---- Dataset section
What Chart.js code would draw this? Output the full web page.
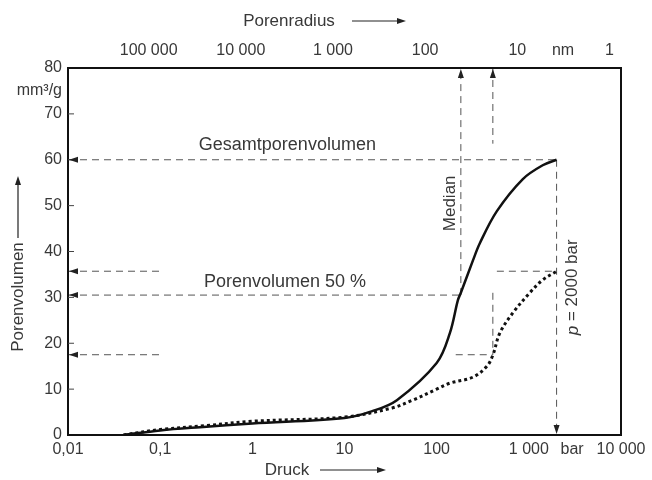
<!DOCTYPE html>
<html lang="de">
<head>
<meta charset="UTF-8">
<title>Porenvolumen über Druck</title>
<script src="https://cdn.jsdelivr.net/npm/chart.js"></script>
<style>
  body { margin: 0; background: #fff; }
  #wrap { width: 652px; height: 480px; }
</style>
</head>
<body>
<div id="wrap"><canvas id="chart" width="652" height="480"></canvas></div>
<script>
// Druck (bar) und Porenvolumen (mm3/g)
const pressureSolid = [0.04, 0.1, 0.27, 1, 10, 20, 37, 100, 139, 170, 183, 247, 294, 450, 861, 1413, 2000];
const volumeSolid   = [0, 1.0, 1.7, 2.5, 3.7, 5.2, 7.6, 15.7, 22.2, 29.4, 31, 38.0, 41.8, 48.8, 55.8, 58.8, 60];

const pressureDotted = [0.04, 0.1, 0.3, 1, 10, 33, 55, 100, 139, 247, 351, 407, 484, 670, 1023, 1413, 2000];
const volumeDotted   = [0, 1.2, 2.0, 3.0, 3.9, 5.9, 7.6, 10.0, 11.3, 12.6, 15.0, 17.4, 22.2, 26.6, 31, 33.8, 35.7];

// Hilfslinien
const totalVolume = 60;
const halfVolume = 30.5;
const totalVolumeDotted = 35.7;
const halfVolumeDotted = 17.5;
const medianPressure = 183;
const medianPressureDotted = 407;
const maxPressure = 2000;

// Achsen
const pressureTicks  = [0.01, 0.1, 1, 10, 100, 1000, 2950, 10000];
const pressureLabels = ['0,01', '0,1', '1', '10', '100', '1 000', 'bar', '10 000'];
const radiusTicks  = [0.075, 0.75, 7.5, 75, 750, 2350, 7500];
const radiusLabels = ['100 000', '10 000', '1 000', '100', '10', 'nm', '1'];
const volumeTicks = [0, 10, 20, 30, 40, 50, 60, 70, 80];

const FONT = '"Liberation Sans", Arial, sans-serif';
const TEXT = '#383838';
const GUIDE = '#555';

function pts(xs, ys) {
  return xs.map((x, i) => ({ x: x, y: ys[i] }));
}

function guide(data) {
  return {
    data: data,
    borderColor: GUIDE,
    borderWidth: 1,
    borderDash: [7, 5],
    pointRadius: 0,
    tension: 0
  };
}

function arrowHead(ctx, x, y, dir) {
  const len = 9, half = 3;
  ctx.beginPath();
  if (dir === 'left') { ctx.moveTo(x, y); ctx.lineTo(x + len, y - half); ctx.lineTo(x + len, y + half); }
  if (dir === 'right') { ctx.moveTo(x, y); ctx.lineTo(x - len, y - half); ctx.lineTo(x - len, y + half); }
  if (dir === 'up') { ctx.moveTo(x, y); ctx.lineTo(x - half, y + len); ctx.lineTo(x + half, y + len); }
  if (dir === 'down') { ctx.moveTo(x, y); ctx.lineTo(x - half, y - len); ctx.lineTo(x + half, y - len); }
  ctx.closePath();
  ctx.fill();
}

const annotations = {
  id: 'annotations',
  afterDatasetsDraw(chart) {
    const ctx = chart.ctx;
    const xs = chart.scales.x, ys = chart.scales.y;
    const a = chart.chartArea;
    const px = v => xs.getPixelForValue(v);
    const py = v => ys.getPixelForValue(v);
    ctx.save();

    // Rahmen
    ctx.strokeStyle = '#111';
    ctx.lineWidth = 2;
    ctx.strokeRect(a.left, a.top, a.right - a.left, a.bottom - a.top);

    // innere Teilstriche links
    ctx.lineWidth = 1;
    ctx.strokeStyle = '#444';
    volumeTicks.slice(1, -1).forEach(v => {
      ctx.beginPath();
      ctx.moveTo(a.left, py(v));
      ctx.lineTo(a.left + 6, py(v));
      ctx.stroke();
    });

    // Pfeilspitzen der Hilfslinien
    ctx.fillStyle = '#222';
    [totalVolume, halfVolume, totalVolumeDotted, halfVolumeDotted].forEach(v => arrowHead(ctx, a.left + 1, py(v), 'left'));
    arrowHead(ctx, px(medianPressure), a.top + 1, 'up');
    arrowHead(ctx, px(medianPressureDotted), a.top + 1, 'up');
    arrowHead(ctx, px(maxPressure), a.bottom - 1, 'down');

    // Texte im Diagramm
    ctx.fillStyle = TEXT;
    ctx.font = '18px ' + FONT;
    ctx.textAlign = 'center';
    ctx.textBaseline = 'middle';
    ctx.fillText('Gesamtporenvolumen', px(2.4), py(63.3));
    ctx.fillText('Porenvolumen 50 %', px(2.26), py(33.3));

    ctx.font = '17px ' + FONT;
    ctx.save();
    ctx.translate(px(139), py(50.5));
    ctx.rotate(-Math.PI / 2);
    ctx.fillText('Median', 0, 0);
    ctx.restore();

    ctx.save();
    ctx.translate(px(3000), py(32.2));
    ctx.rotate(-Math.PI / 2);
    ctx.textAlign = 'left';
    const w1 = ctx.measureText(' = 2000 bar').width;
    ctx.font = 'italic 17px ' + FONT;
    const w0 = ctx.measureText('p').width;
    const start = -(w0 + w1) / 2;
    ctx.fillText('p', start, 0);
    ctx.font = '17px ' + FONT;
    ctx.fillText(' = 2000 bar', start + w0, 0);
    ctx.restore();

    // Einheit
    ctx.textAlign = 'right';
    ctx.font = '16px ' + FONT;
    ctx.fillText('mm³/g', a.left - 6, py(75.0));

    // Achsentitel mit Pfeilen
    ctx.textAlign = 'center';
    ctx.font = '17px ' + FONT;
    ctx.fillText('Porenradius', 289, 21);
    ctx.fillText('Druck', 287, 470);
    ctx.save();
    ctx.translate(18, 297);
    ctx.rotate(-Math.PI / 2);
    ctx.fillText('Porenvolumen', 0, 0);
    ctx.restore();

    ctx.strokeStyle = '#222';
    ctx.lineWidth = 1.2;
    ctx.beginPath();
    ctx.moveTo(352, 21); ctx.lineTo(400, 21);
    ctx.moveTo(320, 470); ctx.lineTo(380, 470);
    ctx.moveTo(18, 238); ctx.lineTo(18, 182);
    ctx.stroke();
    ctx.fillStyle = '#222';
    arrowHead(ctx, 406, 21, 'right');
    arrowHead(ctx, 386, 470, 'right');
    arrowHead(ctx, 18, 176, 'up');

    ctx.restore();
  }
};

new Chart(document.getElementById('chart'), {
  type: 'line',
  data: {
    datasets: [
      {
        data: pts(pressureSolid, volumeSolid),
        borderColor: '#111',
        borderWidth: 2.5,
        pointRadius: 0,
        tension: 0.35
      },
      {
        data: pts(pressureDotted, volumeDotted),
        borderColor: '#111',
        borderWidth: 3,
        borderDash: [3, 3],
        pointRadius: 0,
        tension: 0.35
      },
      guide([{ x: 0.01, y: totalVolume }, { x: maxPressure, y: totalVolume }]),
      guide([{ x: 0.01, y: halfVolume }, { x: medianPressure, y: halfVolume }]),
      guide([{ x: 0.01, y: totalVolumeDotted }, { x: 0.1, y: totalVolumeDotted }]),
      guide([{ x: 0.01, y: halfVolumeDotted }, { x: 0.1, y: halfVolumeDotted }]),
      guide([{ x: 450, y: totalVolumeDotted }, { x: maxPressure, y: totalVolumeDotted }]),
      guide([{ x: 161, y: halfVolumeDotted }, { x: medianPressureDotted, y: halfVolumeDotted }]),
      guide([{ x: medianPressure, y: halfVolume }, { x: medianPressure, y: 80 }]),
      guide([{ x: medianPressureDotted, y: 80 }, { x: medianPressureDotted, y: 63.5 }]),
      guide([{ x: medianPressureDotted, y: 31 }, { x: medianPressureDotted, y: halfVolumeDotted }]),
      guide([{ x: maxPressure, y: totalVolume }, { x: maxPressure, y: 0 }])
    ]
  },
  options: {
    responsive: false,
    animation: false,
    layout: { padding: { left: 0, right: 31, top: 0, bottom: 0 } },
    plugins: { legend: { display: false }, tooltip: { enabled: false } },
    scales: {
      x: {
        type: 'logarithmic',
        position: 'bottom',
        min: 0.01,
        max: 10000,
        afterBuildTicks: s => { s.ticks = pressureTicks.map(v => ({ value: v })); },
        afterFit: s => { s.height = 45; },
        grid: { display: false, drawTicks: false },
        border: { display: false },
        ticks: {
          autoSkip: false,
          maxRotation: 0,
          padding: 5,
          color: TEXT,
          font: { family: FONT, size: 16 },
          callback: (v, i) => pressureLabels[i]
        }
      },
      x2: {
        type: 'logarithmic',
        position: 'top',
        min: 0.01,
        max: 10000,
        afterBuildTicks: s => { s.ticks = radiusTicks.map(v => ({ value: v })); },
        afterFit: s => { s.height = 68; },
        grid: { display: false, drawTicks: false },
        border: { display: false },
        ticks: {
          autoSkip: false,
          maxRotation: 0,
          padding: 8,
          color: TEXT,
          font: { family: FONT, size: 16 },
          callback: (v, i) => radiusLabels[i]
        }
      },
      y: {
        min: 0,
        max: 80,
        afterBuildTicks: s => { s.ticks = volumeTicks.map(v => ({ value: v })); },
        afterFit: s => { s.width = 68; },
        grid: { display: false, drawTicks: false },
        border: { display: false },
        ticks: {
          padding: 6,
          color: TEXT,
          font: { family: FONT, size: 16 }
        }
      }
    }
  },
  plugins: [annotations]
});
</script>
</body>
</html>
--------
### Exercise
Give again, word for word, every line from the top of the data above to the line holding "60, 70, 80];", inclusive, with the pictures left out.

### Solution to the problem
What Chart.js code would draw this? Output the full web page.
<!DOCTYPE html>
<html lang="de">
<head>
<meta charset="UTF-8">
<title>Porenvolumen über Druck</title>
<script src="https://cdn.jsdelivr.net/npm/chart.js"></script>
<style>
  body { margin: 0; background: #fff; }
  #wrap { width: 652px; height: 480px; }
</style>
</head>
<body>
<div id="wrap"><canvas id="chart" width="652" height="480"></canvas></div>
<script>
// Druck (bar) und Porenvolumen (mm3/g)
const pressureSolid = [0.04, 0.1, 0.27, 1, 10, 20, 37, 100, 139, 170, 183, 247, 294, 450, 861, 1413, 2000];
const volumeSolid   = [0, 1.0, 1.7, 2.5, 3.7, 5.2, 7.6, 15.7, 22.2, 29.4, 31, 38.0, 41.8, 48.8, 55.8, 58.8, 60];

const pressureDotted = [0.04, 0.1, 0.3, 1, 10, 33, 55, 100, 139, 247, 351, 407, 484, 670, 1023, 1413, 2000];
const volumeDotted   = [0, 1.2, 2.0, 3.0, 3.9, 5.9, 7.6, 10.0, 11.3, 12.6, 15.0, 17.4, 22.2, 26.6, 31, 33.8, 35.7];

// Hilfslinien
const totalVolume = 60;
const halfVolume = 30.5;
const totalVolumeDotted = 35.7;
const halfVolumeDotted = 17.5;
const medianPressure = 183;
const medianPressureDotted = 407;
const maxPressure = 2000;

// Achsen
const pressureTicks  = [0.01, 0.1, 1, 10, 100, 1000, 2950, 10000];
const pressureLabels = ['0,01', '0,1', '1', '10', '100', '1 000', 'bar', '10 000'];
const radiusTicks  = [0.075, 0.75, 7.5, 75, 750, 2350, 7500];
const radiusLabels = ['100 000', '10 000', '1 000', '100', '10', 'nm', '1'];
const volumeTicks = [0, 10, 20, 30, 40, 50, 60, 70, 80];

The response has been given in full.